(Code that draws figures)
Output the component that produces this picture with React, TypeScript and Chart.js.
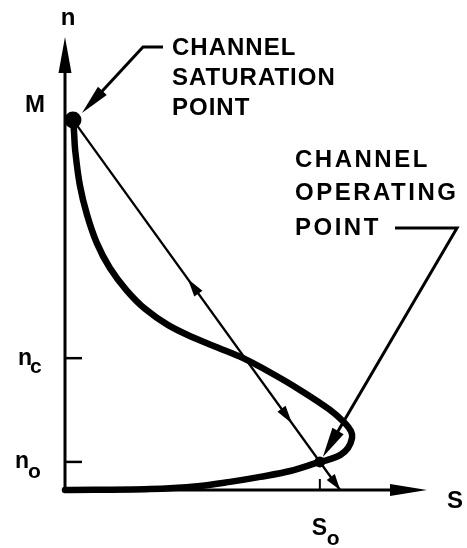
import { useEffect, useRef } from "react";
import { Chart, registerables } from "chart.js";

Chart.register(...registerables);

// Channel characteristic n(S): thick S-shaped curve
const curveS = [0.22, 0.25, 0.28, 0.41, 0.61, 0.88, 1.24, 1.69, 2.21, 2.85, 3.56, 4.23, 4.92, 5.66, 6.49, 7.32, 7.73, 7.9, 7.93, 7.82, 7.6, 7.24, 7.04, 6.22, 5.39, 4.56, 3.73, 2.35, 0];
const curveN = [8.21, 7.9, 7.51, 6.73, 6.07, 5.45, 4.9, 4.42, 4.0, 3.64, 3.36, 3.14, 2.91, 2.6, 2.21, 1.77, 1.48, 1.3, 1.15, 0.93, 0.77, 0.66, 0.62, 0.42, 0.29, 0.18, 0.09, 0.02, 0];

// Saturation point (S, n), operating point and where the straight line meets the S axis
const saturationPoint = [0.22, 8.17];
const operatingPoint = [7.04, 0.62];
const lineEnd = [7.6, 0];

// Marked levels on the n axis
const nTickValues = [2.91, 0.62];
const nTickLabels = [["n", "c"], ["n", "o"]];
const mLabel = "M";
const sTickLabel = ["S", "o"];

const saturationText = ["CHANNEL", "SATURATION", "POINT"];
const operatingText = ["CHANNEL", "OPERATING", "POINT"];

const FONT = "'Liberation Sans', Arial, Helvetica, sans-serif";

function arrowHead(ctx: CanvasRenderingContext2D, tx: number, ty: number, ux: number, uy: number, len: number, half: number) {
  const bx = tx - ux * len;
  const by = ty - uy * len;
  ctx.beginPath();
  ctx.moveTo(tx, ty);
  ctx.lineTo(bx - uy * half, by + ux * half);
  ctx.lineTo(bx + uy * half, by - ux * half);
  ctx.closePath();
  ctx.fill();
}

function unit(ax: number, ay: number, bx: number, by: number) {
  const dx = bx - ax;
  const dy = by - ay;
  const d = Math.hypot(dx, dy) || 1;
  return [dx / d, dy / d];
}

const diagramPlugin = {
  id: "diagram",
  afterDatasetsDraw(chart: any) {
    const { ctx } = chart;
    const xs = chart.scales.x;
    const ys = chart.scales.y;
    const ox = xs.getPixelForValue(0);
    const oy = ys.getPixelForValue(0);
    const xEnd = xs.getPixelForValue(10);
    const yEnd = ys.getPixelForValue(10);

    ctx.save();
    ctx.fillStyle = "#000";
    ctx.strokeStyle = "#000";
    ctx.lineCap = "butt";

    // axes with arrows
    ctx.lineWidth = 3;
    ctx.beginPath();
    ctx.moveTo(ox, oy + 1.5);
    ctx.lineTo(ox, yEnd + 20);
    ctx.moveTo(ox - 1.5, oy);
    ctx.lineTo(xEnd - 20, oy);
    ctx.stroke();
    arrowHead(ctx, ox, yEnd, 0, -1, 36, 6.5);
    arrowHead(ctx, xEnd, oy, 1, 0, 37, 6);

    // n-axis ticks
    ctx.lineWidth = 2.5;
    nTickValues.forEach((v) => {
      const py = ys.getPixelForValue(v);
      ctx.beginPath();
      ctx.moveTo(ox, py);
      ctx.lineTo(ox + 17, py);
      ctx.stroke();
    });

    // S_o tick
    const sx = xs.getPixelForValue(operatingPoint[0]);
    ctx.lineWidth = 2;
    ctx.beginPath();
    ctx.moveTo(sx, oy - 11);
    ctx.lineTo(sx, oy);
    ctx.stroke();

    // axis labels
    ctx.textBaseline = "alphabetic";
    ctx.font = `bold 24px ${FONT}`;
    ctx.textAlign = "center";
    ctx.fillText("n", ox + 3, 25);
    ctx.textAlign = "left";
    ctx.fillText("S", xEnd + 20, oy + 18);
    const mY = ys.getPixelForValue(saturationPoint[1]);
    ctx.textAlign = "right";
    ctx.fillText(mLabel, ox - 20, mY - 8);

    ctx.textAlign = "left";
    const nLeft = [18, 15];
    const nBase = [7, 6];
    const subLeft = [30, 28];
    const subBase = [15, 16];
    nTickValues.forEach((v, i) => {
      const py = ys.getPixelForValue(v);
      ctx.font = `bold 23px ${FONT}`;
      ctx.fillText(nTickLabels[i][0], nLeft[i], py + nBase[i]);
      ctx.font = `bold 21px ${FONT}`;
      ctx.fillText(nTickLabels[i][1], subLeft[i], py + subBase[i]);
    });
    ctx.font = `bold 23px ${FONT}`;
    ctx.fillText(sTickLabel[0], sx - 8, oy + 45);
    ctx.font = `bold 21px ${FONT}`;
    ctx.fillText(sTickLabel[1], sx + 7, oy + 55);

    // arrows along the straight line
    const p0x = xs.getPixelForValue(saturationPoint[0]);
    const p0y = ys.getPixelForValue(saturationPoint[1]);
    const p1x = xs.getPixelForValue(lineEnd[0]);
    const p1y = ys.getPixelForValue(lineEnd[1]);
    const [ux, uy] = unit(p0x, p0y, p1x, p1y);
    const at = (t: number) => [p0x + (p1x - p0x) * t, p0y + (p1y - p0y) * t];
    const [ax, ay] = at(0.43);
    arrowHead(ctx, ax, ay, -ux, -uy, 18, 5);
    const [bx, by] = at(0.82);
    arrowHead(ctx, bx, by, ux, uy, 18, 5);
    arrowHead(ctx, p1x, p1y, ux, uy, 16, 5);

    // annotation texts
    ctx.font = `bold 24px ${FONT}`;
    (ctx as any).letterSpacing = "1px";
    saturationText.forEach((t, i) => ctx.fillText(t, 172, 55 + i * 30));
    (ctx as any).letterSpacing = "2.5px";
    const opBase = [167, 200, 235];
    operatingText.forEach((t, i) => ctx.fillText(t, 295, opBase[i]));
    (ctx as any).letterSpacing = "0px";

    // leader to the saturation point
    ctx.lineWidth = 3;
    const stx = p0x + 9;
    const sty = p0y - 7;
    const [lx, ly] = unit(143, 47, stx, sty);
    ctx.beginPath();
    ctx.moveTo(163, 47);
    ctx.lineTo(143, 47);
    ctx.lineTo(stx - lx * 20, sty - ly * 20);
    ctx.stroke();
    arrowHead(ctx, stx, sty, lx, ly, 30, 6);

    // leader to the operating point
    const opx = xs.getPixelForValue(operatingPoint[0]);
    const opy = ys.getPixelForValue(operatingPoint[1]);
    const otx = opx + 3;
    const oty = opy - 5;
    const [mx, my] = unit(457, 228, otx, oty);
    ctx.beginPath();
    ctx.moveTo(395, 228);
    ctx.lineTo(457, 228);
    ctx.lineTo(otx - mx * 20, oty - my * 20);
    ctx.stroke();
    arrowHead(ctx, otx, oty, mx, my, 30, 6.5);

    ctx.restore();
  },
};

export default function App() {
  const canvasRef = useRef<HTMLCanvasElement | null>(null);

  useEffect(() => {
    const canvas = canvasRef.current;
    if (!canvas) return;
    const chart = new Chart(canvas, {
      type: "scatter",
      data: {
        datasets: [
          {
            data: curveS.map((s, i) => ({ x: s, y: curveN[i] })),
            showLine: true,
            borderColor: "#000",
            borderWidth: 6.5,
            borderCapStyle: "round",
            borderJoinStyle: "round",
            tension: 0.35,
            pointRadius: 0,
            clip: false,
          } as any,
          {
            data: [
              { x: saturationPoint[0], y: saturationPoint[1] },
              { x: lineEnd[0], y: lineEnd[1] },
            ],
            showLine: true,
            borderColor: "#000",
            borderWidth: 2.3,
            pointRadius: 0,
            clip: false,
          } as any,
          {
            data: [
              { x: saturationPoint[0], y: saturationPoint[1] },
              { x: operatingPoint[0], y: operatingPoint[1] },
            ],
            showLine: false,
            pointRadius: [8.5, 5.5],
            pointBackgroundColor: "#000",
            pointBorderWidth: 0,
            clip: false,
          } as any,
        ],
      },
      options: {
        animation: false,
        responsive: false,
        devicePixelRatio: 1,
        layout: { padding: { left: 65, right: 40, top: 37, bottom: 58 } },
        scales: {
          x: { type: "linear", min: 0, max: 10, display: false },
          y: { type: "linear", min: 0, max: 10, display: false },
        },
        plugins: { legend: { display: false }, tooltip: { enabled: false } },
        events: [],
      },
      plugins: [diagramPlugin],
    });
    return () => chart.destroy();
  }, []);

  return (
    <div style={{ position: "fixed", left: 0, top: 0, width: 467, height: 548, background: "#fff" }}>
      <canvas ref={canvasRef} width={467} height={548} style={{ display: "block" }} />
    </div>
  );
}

...

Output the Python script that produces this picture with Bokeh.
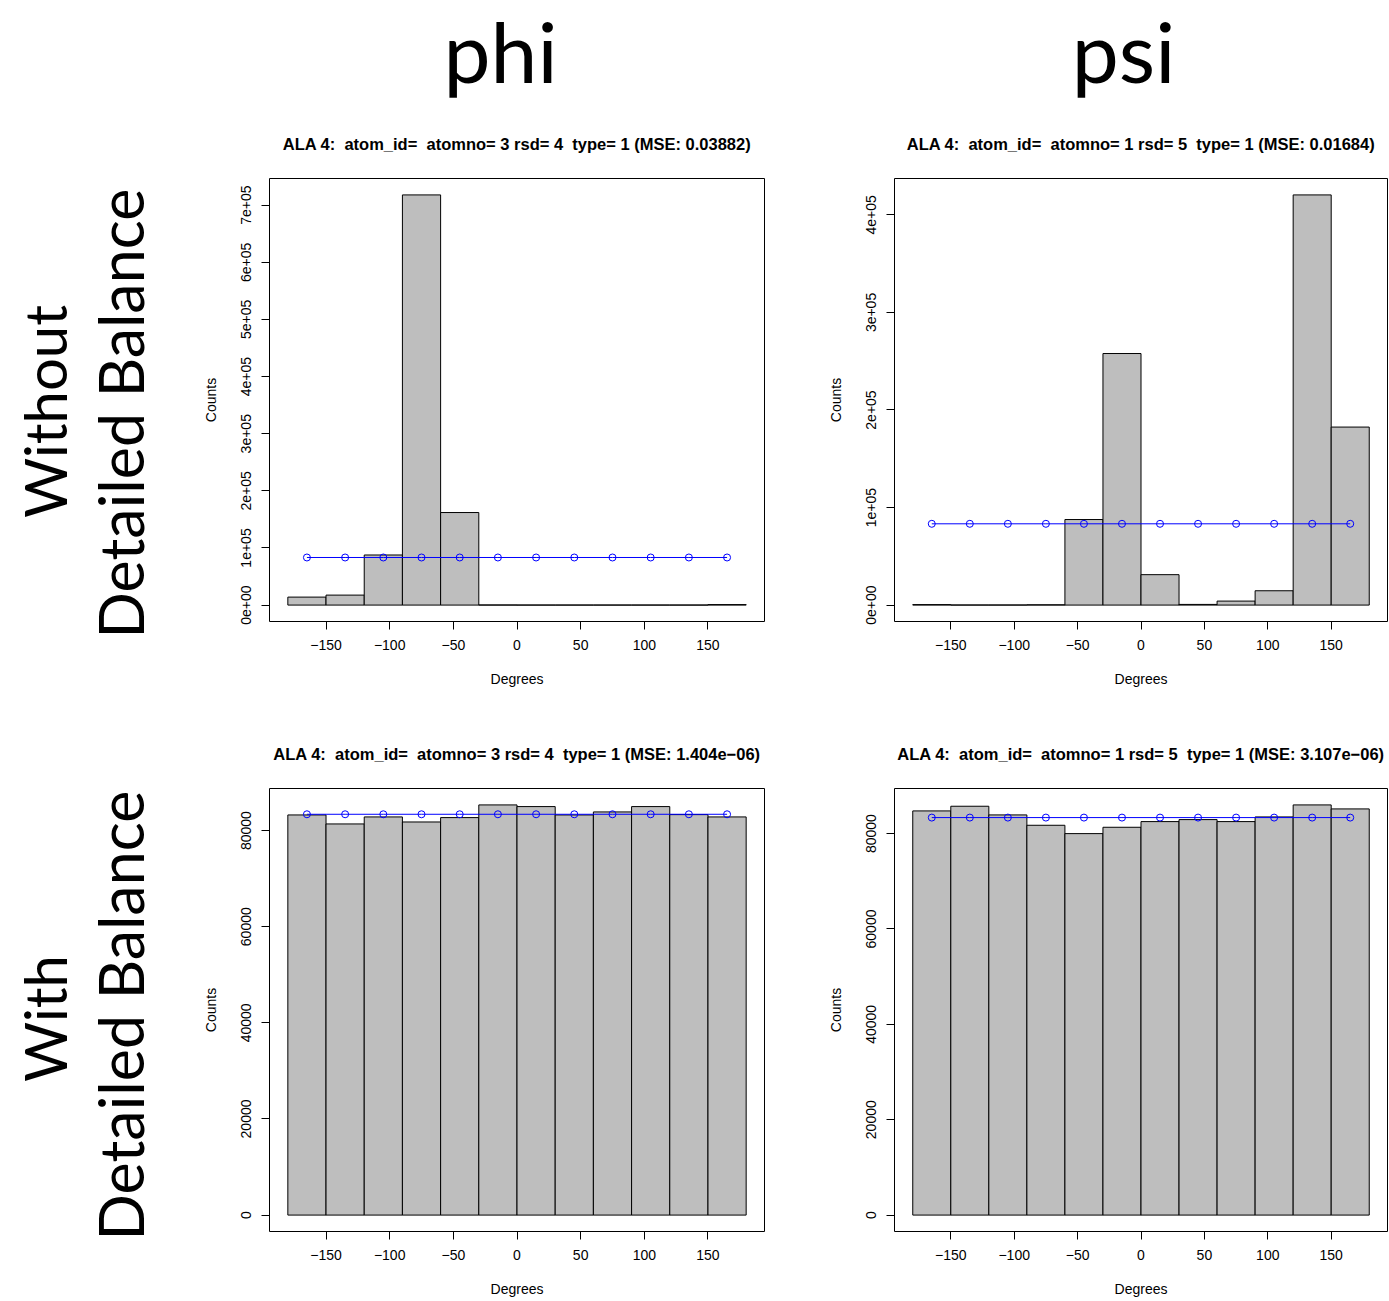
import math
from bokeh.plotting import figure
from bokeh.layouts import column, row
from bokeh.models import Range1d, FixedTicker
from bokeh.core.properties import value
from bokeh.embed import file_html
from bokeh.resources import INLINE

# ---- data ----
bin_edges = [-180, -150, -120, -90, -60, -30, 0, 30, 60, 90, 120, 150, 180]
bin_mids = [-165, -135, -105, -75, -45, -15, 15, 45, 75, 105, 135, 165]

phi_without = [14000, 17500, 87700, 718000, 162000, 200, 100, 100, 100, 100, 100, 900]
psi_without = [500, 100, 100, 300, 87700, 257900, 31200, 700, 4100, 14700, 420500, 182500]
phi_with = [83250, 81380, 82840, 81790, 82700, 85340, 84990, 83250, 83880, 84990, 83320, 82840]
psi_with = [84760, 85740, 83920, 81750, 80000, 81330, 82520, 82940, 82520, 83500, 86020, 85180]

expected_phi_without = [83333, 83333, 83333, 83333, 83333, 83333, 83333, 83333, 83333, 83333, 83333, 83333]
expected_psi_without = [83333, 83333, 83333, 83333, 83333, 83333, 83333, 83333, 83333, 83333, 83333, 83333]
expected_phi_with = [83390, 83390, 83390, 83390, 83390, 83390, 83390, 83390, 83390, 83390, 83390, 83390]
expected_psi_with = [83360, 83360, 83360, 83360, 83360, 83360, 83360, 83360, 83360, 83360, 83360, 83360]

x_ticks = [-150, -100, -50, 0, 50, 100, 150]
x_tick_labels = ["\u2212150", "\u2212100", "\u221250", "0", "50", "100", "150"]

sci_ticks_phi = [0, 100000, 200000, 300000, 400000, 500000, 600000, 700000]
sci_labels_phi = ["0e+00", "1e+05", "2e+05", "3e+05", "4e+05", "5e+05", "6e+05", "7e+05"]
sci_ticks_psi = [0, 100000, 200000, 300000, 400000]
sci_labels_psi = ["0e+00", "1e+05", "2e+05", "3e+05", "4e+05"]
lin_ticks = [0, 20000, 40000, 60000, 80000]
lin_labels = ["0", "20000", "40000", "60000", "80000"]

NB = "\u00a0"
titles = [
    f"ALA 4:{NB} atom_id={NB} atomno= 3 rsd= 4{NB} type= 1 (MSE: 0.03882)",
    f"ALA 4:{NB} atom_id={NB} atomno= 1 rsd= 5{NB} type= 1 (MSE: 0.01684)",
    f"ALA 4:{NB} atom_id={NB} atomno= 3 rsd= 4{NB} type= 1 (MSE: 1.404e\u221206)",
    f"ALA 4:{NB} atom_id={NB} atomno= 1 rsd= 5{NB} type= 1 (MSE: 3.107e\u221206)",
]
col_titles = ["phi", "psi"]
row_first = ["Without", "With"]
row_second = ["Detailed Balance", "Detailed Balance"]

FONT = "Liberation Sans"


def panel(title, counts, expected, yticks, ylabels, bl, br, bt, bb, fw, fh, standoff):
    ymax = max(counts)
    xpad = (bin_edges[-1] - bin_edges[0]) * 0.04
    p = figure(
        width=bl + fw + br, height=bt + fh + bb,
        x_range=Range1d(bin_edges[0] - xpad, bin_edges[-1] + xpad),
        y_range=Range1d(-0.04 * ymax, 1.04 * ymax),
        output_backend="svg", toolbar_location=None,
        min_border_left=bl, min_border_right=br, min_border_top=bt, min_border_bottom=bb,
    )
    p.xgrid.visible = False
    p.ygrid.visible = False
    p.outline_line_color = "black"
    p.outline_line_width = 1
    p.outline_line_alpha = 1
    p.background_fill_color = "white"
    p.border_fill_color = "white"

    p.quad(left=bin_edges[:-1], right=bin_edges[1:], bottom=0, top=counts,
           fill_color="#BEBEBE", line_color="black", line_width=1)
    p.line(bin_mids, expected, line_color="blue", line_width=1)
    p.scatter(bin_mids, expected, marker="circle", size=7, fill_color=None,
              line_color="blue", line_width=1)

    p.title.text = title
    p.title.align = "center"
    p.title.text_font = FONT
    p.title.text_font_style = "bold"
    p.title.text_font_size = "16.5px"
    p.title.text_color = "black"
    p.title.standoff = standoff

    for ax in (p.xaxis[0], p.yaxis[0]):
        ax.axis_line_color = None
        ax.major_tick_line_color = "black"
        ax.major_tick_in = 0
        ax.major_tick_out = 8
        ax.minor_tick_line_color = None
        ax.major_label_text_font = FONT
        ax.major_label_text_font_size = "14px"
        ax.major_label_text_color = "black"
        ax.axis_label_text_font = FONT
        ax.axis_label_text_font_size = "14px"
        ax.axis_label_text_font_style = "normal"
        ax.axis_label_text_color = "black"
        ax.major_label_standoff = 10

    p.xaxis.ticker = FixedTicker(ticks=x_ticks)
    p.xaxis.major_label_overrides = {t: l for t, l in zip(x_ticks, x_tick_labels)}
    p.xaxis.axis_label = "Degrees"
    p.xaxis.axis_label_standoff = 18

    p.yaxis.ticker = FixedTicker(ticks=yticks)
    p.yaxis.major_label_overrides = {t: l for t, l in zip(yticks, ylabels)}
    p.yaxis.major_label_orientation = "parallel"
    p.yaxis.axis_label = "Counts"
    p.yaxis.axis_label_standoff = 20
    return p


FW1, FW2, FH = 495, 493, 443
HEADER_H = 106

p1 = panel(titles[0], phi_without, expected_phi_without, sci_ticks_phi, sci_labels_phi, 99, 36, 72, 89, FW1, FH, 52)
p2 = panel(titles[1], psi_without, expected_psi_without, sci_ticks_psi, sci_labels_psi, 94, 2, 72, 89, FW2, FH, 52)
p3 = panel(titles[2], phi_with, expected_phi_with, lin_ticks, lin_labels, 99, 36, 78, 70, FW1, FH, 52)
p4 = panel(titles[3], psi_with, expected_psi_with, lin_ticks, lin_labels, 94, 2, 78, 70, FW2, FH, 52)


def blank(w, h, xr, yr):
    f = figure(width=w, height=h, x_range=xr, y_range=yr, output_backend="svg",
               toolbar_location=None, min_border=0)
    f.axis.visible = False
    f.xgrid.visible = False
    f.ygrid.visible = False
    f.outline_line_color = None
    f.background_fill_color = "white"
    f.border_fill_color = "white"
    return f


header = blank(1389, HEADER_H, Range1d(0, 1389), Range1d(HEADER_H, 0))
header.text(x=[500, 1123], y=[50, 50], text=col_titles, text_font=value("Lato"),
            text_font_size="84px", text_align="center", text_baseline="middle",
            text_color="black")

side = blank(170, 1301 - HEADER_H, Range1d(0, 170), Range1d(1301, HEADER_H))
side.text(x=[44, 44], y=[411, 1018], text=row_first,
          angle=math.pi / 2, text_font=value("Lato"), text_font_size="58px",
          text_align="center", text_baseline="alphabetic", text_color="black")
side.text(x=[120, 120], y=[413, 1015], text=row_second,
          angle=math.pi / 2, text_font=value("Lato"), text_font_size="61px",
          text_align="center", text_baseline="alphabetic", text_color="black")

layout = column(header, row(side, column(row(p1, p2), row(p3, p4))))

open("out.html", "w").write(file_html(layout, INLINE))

What you should do: Write out every line of the listing that holds the word "produces".

Answer:
Output the component that produces this picture with React, TypeScript and Chart.js.
Output the Python script that produces this picture with Bokeh.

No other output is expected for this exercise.